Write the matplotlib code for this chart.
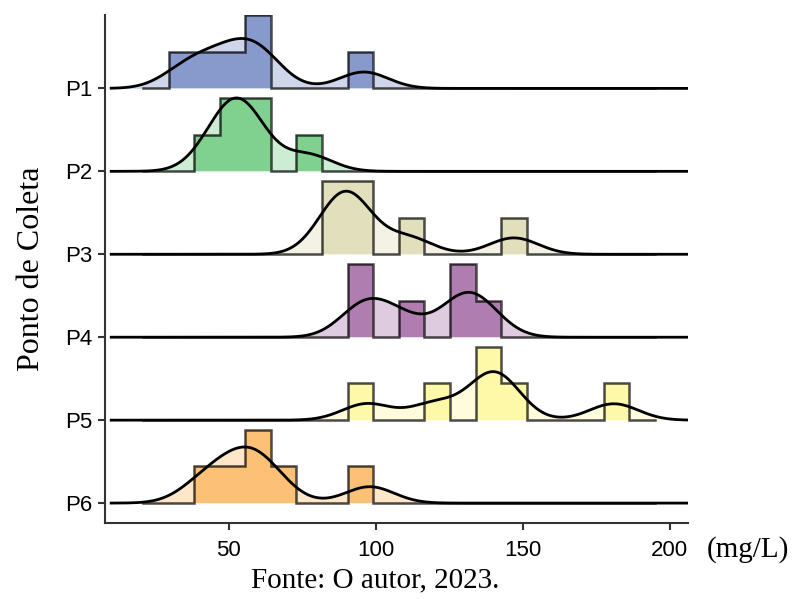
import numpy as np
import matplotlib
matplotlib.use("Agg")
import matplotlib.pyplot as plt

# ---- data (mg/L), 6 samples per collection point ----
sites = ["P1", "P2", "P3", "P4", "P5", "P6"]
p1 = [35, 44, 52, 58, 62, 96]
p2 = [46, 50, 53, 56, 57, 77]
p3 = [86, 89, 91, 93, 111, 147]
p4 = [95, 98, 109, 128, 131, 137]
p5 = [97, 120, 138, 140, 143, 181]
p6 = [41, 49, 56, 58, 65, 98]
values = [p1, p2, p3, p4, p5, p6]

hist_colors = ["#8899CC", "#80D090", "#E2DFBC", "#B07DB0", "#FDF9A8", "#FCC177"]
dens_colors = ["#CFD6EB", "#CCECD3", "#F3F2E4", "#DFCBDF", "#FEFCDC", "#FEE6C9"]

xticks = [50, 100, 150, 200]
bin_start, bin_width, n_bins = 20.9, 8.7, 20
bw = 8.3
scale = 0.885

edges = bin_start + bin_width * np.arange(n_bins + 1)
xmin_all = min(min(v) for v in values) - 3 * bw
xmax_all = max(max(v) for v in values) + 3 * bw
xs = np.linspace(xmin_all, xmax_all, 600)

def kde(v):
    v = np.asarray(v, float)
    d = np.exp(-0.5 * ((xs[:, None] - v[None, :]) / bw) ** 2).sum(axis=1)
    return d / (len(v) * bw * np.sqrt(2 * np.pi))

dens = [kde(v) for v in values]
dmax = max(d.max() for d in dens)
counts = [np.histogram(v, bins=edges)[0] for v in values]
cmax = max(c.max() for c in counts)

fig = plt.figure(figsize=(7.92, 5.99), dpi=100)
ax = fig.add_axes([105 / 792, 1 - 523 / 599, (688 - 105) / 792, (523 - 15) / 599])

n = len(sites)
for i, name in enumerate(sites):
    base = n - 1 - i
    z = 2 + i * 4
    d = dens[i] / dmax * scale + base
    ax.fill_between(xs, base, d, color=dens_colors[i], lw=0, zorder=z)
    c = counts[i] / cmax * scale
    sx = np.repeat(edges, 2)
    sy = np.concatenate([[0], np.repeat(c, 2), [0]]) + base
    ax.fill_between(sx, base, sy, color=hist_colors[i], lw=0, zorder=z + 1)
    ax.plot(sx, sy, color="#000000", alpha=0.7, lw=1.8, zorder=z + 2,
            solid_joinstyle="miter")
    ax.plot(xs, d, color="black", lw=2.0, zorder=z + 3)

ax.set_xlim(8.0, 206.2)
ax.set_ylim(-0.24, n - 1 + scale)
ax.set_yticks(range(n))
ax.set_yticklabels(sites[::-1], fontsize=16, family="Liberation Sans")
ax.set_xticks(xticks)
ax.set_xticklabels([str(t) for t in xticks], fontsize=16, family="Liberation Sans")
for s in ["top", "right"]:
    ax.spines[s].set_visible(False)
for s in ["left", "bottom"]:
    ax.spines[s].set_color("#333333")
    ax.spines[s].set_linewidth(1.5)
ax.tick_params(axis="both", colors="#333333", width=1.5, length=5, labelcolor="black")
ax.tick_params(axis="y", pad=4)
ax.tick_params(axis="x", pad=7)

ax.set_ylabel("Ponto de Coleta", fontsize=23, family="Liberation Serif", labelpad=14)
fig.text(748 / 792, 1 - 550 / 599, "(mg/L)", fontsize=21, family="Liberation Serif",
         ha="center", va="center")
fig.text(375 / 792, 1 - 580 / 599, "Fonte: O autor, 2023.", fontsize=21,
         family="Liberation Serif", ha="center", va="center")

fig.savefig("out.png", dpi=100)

────────

- _Goal_:
Copy out all of the material exactly as written, without its pictures.

- _The response_:
Write the matplotlib code for this chart.
import numpy as np
import matplotlib
matplotlib.use("Agg")
import matplotlib.pyplot as plt

# ---- data (mg/L), 6 samples per collection point ----
sites = ["P1", "P2", "P3", "P4", "P5", "P6"]
p1 = [35, 44, 52, 58, 62, 96]
p2 = [46, 50, 53, 56, 57, 77]
p3 = [86, 89, 91, 93, 111, 147]
p4 = [95, 98, 109, 128, 131, 137]
p5 = [97, 120, 138, 140, 143, 181]
p6 = [41, 49, 56, 58, 65, 98]
values = [p1, p2, p3, p4, p5, p6]

hist_colors = ["#8899CC", "#80D090", "#E2DFBC", "#B07DB0", "#FDF9A8", "#FCC177"]
dens_colors = ["#CFD6EB", "#CCECD3", "#F3F2E4", "#DFCBDF", "#FEFCDC", "#FEE6C9"]

xticks = [50, 100, 150, 200]
bin_start, bin_width, n_bins = 20.9, 8.7, 20
bw = 8.3
scale = 0.885

edges = bin_start + bin_width * np.arange(n_bins + 1)
xmin_all = min(min(v) for v in values) - 3 * bw
xmax_all = max(max(v) for v in values) + 3 * bw
xs = np.linspace(xmin_all, xmax_all, 600)

def kde(v):
    v = np.asarray(v, float)
    d = np.exp(-0.5 * ((xs[:, None] - v[None, :]) / bw) ** 2).sum(axis=1)
    return d / (len(v) * bw * np.sqrt(2 * np.pi))

dens = [kde(v) for v in values]
dmax = max(d.max() for d in dens)
counts = [np.histogram(v, bins=edges)[0] for v in values]
cmax = max(c.max() for c in counts)

fig = plt.figure(figsize=(7.92, 5.99), dpi=100)
ax = fig.add_axes([105 / 792, 1 - 523 / 599, (688 - 105) / 792, (523 - 15) / 599])

n = len(sites)
for i, name in enumerate(sites):
    base = n - 1 - i
    z = 2 + i * 4
    d = dens[i] / dmax * scale + base
    ax.fill_between(xs, base, d, color=dens_colors[i], lw=0, zorder=z)
    c = counts[i] / cmax * scale
    sx = np.repeat(edges, 2)
    sy = np.concatenate([[0], np.repeat(c, 2), [0]]) + base
    ax.fill_between(sx, base, sy, color=hist_colors[i], lw=0, zorder=z + 1)
    ax.plot(sx, sy, color="#000000", alpha=0.7, lw=1.8, zorder=z + 2,
            solid_joinstyle="miter")
    ax.plot(xs, d, color="black", lw=2.0, zorder=z + 3)

ax.set_xlim(8.0, 206.2)
ax.set_ylim(-0.24, n - 1 + scale)
ax.set_yticks(range(n))
ax.set_yticklabels(sites[::-1], fontsize=16, family="Liberation Sans")
ax.set_xticks(xticks)
ax.set_xticklabels([str(t) for t in xticks], fontsize=16, family="Liberation Sans")
for s in ["top", "right"]:
    ax.spines[s].set_visible(False)
for s in ["left", "bottom"]:
    ax.spines[s].set_color("#333333")
    ax.spines[s].set_linewidth(1.5)
ax.tick_params(axis="both", colors="#333333", width=1.5, length=5, labelcolor="black")
ax.tick_params(axis="y", pad=4)
ax.tick_params(axis="x", pad=7)

ax.set_ylabel("Ponto de Coleta", fontsize=23, family="Liberation Serif", labelpad=14)
fig.text(748 / 792, 1 - 550 / 599, "(mg/L)", fontsize=21, family="Liberation Serif",
         ha="center", va="center")
fig.text(375 / 792, 1 - 580 / 599, "Fonte: O autor, 2023.", fontsize=21,
         family="Liberation Serif", ha="center", va="center")

fig.savefig("out.png", dpi=100)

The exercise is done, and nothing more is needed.